İlk Derece Mahkemesince, mahalli bilirkişilerin dava konusu taşınmazın davacı ve davalı arasında uzun yıllardır kendi rızalarına göre kullanıldığını beyan etmeleri, bilirkişi raporlarının bu beyanları desteklemesi ve mahkemece yapılan gözlem de dikkate alınarak davacıların iddiasının ispat olunduğu belirtilerek, davanın kabulüne, 28.06.2021 tarihli fen bilirkişi ek raporu doğrultusunda dava konusu Osmaniye ili ...ilçesi ... Köyü 104 ada 19 parsel sayılı taşınmazın Hazine adına tapuya tesciline, tapu kaydının beyanlar hanesindeki muhdesat şerhinin iptali ile beyanlar hanesine "parsel üzerinde bulunan krokisinde (A) harfi ile gösterilen kerpiç ev 1970'li yıllarda ... oğlu ... tarafından, (B) harfi ile gösterilen kargir ev ... oğlu ... tarafından 1980'li yıllarda yapılmıştır." şerhinin yazılmasına, karar verilmiş, hükmün davalı Hazine vekili tarafından istinaf edilmesi üzerine, Bölge Adliye Mahkemesince, istinaf talebinin esastan reddine karar verilmiş; hüküm davalı Hazine vekili tarafından temyiz edilmiştir.

Tarafların karşılıklı iddia ve savunmalarına, dayandıkları belgelere, uyuşmazlığa uygulanması gereken hukuk kuralları ile hukuki ilişkinin nitelendirilmesine, dava şartlarına, yargılama ve ispat kuralları ile İlk Derece Mahkemesi ve Bölge Adliye Mahkemesi kararlarındaki gerekçelere, 6100 sayılı Kanun’un 369/1 inci maddesi de gözetilerek yapılan incelemede aynı Kanun’un 371 inci maddesinde yer alan sebeplerden biri de bulunmadığına göre, temyizen incelenen karar usul ve kanuna uygun olup davalı Hazine vekilinin temyiz dilekçesinde ileri sürdüğü nedenler kararın bozulmasını gerektirecek nitelikte görülmemiştir.

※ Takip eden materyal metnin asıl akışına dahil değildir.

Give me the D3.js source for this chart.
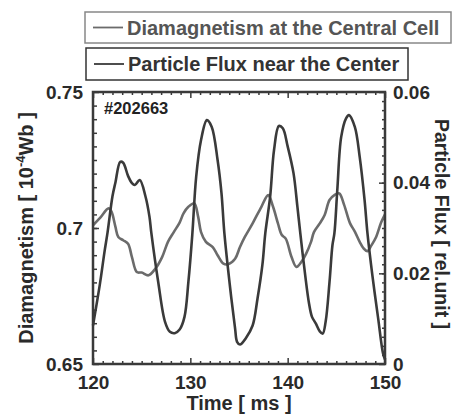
<!DOCTYPE html>
<html>
<head>
<meta charset="utf-8">
<script src="https://cdn.jsdelivr.net/npm/d3@7"></script>
<style>
  body { margin: 0; background: #fff; }
  svg text { font-family: "Liberation Sans", Arial, sans-serif; font-weight: bold; }
</style>
</head>
<body>
<div id="chart"></div>
<script>
// --- Data ---
var fluxTime = [120.0, 120.7, 121.2, 121.5, 122.0, 122.3, 122.8, 123.1, 123.6, 124.0, 124.3, 124.8, 125.4, 125.8,
    126.0, 126.7, 127.4, 127.9, 128.4, 128.9, 129.4, 129.8, 130.2, 130.6, 131.1, 131.7, 132.2, 132.8, 133.2, 133.5,
    134.1, 134.6, 134.8, 135.1, 135.7, 136.4, 136.9, 137.4, 137.7, 138.2, 138.6, 139.1, 139.5, 140.0, 140.6, 141.0,
    141.3, 141.8, 142.2, 142.5, 142.9, 143.3, 143.6, 143.9, 144.3, 144.6, 144.8, 145.1, 145.5, 146.0, 146.3, 146.9,
    147.4, 147.9, 148.2, 148.7, 149.3, 149.8, 150.0];
var fluxValue = [0.0085, 0.0175, 0.0250, 0.0291, 0.0370, 0.0400, 0.0446, 0.0444, 0.0415, 0.0399, 0.0395, 0.0406, 0.0369, 0.0325,
    0.0288, 0.0181, 0.0093, 0.0071, 0.0068, 0.0076, 0.0104, 0.0181, 0.0285, 0.0413, 0.0494, 0.0538, 0.0523, 0.0450, 0.0377, 0.0288,
    0.0166, 0.0078, 0.0049, 0.0043, 0.0057, 0.0085, 0.0144, 0.0218, 0.0288, 0.0369, 0.0472, 0.0525, 0.0520, 0.0480, 0.0421, 0.0347,
    0.0288, 0.0196, 0.0133, 0.0104, 0.0089, 0.0072, 0.0067, 0.0093, 0.0181, 0.0262, 0.0288, 0.0384, 0.0501, 0.0542, 0.0549, 0.0523,
    0.0457, 0.0362, 0.0288, 0.0196, 0.0100, 0.0023, 0.0010];

var diaTime = [120.0, 120.7, 121.6, 121.9, 122.3, 122.6, 123.1, 123.6, 124.0, 124.5, 125.0, 125.7, 126.4, 127.1, 127.7,
    128.3, 128.9, 129.3, 129.8, 130.4, 130.8, 131.1, 131.6, 132.3, 132.8, 133.4, 133.9, 134.6, 135.1, 135.6, 136.4,
    137.3, 138.0, 138.5, 139.0, 139.4, 139.8, 140.4, 140.9, 141.4, 141.9, 142.4, 142.7, 143.3, 143.8, 144.3, 144.8,
    145.3, 145.8, 146.4, 146.9, 147.4, 147.8, 148.2, 148.6, 149.1, 149.6, 150.0];
var diaValue = [0.7010, 0.7036, 0.7072, 0.7060, 0.7005, 0.6967, 0.6955, 0.6942, 0.6893, 0.6838, 0.6836, 0.6826, 0.6850, 0.6893, 0.6949,
    0.6985, 0.7020, 0.7054, 0.7078, 0.7091, 0.7042, 0.6985, 0.6949, 0.6930, 0.6900, 0.6869, 0.6867, 0.6887, 0.6930, 0.6967, 0.7017,
    0.7078, 0.7121, 0.7078, 0.7017, 0.6974, 0.6961, 0.6893, 0.6857, 0.6875, 0.6906, 0.6949, 0.6985, 0.7017, 0.7048, 0.7103, 0.7121,
    0.7127, 0.7085, 0.7018, 0.6987, 0.6949, 0.6925, 0.6915, 0.6936, 0.6968, 0.7020, 0.7050];

var xTicks = [120, 130, 140, 150];
var leftTicks = [0.65, 0.7, 0.75];
var rightTicks = [0, 0.02, 0.04, 0.06];
var legendLabels = ["Diamagnetism at the Central Cell", "Particle Flux near the Center"];
var shotLabel = "#202663";

// --- Setup the canvas ---
var W = 452, H = 419;
var margins = {top: 92, bottom: 55, left: 93, right: 67};
var width = W - margins.left - margins.right;
var height = H - margins.top - margins.bottom;

var darkColor = "#3a3a3a", grayColor = "#6b6b6b", textColor = "#2a2a2a";

var svg = d3.select("#chart").append("svg")
    .attr("width", W)
    .attr("height", H);

var group = svg.append("g")
    .attr("transform", "translate(" + margins.left + ", " + margins.top + ")");

// --- Scales ---
var x = d3.scaleLinear().domain([120, 150]).range([0, width]);
var yLeft = d3.scaleLinear().domain([0.65, 0.75]).range([height, 0]);
var yRight = d3.scaleLinear().domain([0, 0.06]).range([height, 0]);

// --- Axes: minor ticks first, then major ticks with labels ---
function styleAxis(sel) {
    sel.select(".domain").remove();
    sel.selectAll("line").attr("stroke", darkColor).attr("stroke-width", 1.5);
    sel.selectAll("text").attr("fill", textColor).attr("font-size", "19px");
}

var xMinor = d3.range(121, 150, 1).filter(function(d) { return d % 10 !== 0; });
group.append("g").attr("transform", "translate(0," + height + ")")
    .call(d3.axisBottom(x).tickValues(xMinor).tickSize(-3).tickFormat(""))
    .call(styleAxis);
group.append("g").attr("transform", "translate(0," + height + ")")
    .call(d3.axisBottom(x).tickValues(xTicks).tickSize(-6).tickPadding(12).tickFormat(d3.format("d")))
    .call(styleAxis);
group.append("g")
    .call(d3.axisTop(x).tickValues(xMinor).tickSize(-3).tickFormat(""))
    .call(styleAxis);
group.append("g")
    .call(d3.axisTop(x).tickValues(xTicks).tickSize(-6).tickFormat(""))
    .call(styleAxis);

var leftMinor = d3.range(0.655, 0.7499, 0.005);
group.append("g")
    .call(d3.axisLeft(yLeft).tickValues(leftMinor).tickSize(-4).tickFormat(""))
    .call(styleAxis);
group.append("g")
    .call(d3.axisLeft(yLeft).tickValues(leftTicks).tickSize(-6).tickPadding(10).tickFormat(function(d) { return String(d); }))
    .call(styleAxis);

var rightMinor = d3.range(0.002, 0.0599, 0.002);
group.append("g").attr("transform", "translate(" + width + ",0)")
    .call(d3.axisRight(yRight).tickValues(rightMinor).tickSize(-3).tickFormat(""))
    .call(styleAxis);
group.append("g").attr("transform", "translate(" + width + ",0)")
    .call(d3.axisRight(yRight).tickValues(rightTicks).tickSize(-6).tickPadding(8).tickFormat(function(d) { return String(d); }))
    .call(styleAxis);

// --- Lines ---
var fluxData = fluxTime.map(function(t, i) { return {t: t, v: fluxValue[i]}; });
var diaData = diaTime.map(function(t, i) { return {t: t, v: diaValue[i]}; });

var plot = group.append("g");
plot.append("path").datum(diaData)
    .attr("fill", "none")
    .attr("stroke", grayColor)
    .attr("stroke-width", 2.6)
    .attr("stroke-linejoin", "round")
    .attr("d", d3.line().x(function(d) { return x(d.t); }).y(function(d) { return yLeft(d.v); }).curve(d3.curveCatmullRom));
plot.append("path").datum(fluxData)
    .attr("fill", "none")
    .attr("stroke", darkColor)
    .attr("stroke-width", 2.6)
    .attr("stroke-linejoin", "round")
    .attr("d", d3.line().x(function(d) { return x(d.t); }).y(function(d) { return yRight(d.v); }).curve(d3.curveCatmullRom));

// --- Frame ---
group.append("rect")
    .attr("width", width).attr("height", height)
    .attr("fill", "none")
    .attr("stroke", darkColor)
    .attr("stroke-width", 2.5);

group.append("text")
    .text(shotLabel)
    .attr("x", 11).attr("y", 22)
    .attr("font-size", "16.5px")
    .attr("fill", "#222");

// --- Axis labels ---
group.append("text")
    .text("Time [ ms ]")
    .attr("x", width / 2)
    .attr("y", height + 46)
    .attr("text-anchor", "middle")
    .attr("font-size", "20px")
    .attr("fill", textColor);

var leftLabel = svg.append("text")
    .attr("transform", "translate(33," + (margins.top + height / 2) + ") rotate(-90)")
    .attr("text-anchor", "middle")
    .attr("font-size", "20px")
    .attr("fill", textColor);
leftLabel.append("tspan").text("Diamagnetism [ 10");
leftLabel.append("tspan").text("-4").attr("font-size", "13px").attr("dy", "-8");
leftLabel.append("tspan").text("Wb ]").attr("dy", "8");

svg.append("text")
    .text("Particle Flux [ rel.unit ]")
    .attr("transform", "translate(435," + (margins.top + height / 2 - 4) + ") rotate(90)")
    .attr("text-anchor", "middle")
    .attr("font-size", "19.5px")
    .attr("fill", textColor);

// --- Legend ---
var legendBoxes = [
    {x: 85, y: 12, w: 366, h: 31, line: grayColor, text: "#555", border: "#888"},
    {x: 86, y: 48, w: 322, h: 32, line: darkColor, text: "#333", border: "#333"}
];
legendBoxes.forEach(function(b, i) {
    var lg = svg.append("g").attr("transform", "translate(" + b.x + "," + b.y + ")");
    lg.append("rect")
        .attr("width", b.w).attr("height", b.h)
        .attr("fill", "#fff")
        .attr("stroke", b.border)
        .attr("stroke-width", 1.5);
    lg.append("line")
        .attr("x1", 8).attr("x2", 38)
        .attr("y1", b.h / 2).attr("y2", b.h / 2)
        .attr("stroke", b.line)
        .attr("stroke-width", 1.8);
    lg.append("text")
        .text(legendLabels[i])
        .attr("x", 42).attr("y", b.h / 2 + 7)
        .attr("font-size", "20px")
        .attr("fill", b.text);
});
</script>
</body>
</html>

SONUÇ: Açıklanan sebeplerle; temyiz olunan Bölge Adliye Mahkemesi kararının 6100 sayılı Kanun'un 370 inci maddesi uyarınca ONANMASINA, harçtan muaf olduğundan Hazineden harç alınmasına yer olmadığına, Dosyanın İlk Derece Mahkemesine, kararın bir örneğinin Bölge Adliye Mahkemesine gönderilmesine, 15.05.2024 tarihinde oy birliğiyle karar verildi.